/---

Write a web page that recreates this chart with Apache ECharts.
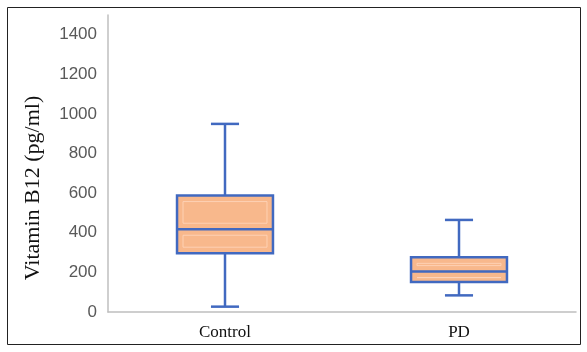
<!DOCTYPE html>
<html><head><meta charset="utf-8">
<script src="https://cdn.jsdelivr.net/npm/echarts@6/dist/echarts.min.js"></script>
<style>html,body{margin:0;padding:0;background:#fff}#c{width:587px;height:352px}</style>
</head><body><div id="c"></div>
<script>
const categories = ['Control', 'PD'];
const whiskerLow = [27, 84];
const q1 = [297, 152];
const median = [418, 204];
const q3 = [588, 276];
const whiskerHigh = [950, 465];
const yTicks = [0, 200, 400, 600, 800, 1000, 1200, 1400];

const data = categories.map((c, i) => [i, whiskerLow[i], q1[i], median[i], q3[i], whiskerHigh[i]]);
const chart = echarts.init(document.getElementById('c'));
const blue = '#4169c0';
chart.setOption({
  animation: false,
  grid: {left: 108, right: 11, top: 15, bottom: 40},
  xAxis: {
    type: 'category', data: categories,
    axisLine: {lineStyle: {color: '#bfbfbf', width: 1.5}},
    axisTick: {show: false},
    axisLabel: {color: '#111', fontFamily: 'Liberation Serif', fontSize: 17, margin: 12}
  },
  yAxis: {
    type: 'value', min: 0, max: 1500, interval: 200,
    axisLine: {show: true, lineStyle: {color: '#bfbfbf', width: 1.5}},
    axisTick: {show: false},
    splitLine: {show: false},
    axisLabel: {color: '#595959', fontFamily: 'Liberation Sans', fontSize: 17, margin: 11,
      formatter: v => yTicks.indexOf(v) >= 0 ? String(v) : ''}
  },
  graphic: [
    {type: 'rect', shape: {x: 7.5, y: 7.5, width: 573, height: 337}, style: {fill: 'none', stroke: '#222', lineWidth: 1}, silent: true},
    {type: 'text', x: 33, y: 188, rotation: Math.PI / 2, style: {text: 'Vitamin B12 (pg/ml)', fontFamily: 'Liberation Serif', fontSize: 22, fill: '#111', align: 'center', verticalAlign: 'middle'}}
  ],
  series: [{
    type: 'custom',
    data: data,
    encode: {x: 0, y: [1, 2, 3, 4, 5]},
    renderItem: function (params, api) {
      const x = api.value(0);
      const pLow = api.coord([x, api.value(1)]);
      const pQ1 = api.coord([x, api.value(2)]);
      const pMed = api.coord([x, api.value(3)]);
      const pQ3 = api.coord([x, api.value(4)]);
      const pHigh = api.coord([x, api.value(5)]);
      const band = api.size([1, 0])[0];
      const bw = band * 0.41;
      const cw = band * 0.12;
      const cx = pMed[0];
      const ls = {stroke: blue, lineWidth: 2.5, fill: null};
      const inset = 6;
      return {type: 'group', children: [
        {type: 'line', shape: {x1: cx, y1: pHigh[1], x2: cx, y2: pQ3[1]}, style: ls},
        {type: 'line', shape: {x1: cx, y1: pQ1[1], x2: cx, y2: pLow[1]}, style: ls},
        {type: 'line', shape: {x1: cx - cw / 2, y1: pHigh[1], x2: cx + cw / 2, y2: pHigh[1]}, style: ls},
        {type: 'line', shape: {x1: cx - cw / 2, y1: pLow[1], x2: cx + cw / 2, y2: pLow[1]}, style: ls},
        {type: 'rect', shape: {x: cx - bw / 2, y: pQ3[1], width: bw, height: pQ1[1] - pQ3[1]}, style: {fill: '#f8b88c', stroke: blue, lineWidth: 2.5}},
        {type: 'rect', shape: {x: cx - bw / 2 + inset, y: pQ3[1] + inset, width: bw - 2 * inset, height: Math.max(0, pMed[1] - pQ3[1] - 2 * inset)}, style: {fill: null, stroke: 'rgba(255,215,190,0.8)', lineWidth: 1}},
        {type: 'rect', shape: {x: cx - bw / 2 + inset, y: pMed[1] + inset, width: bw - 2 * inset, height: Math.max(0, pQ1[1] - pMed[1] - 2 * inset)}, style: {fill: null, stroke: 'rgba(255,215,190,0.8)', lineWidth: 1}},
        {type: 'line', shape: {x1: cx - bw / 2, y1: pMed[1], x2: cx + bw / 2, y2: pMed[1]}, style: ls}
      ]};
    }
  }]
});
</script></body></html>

\---

EXERCISE -
Reproduce exactly the run of lines that opens the listing and closes with the line holding "const yTicks = [0, 200, 400, 600, 800, 1000, 1200, 1400];". Pictures are excluded.

SOLVED PROBLEM -
Write a web page that recreates this chart with Apache ECharts.
<!DOCTYPE html>
<html><head><meta charset="utf-8">
<script src="https://cdn.jsdelivr.net/npm/echarts@6/dist/echarts.min.js"></script>
<style>html,body{margin:0;padding:0;background:#fff}#c{width:587px;height:352px}</style>
</head><body><div id="c"></div>
<script>
const categories = ['Control', 'PD'];
const whiskerLow = [27, 84];
const q1 = [297, 152];
const median = [418, 204];
const q3 = [588, 276];
const whiskerHigh = [950, 465];
const yTicks = [0, 200, 400, 600, 800, 1000, 1200, 1400];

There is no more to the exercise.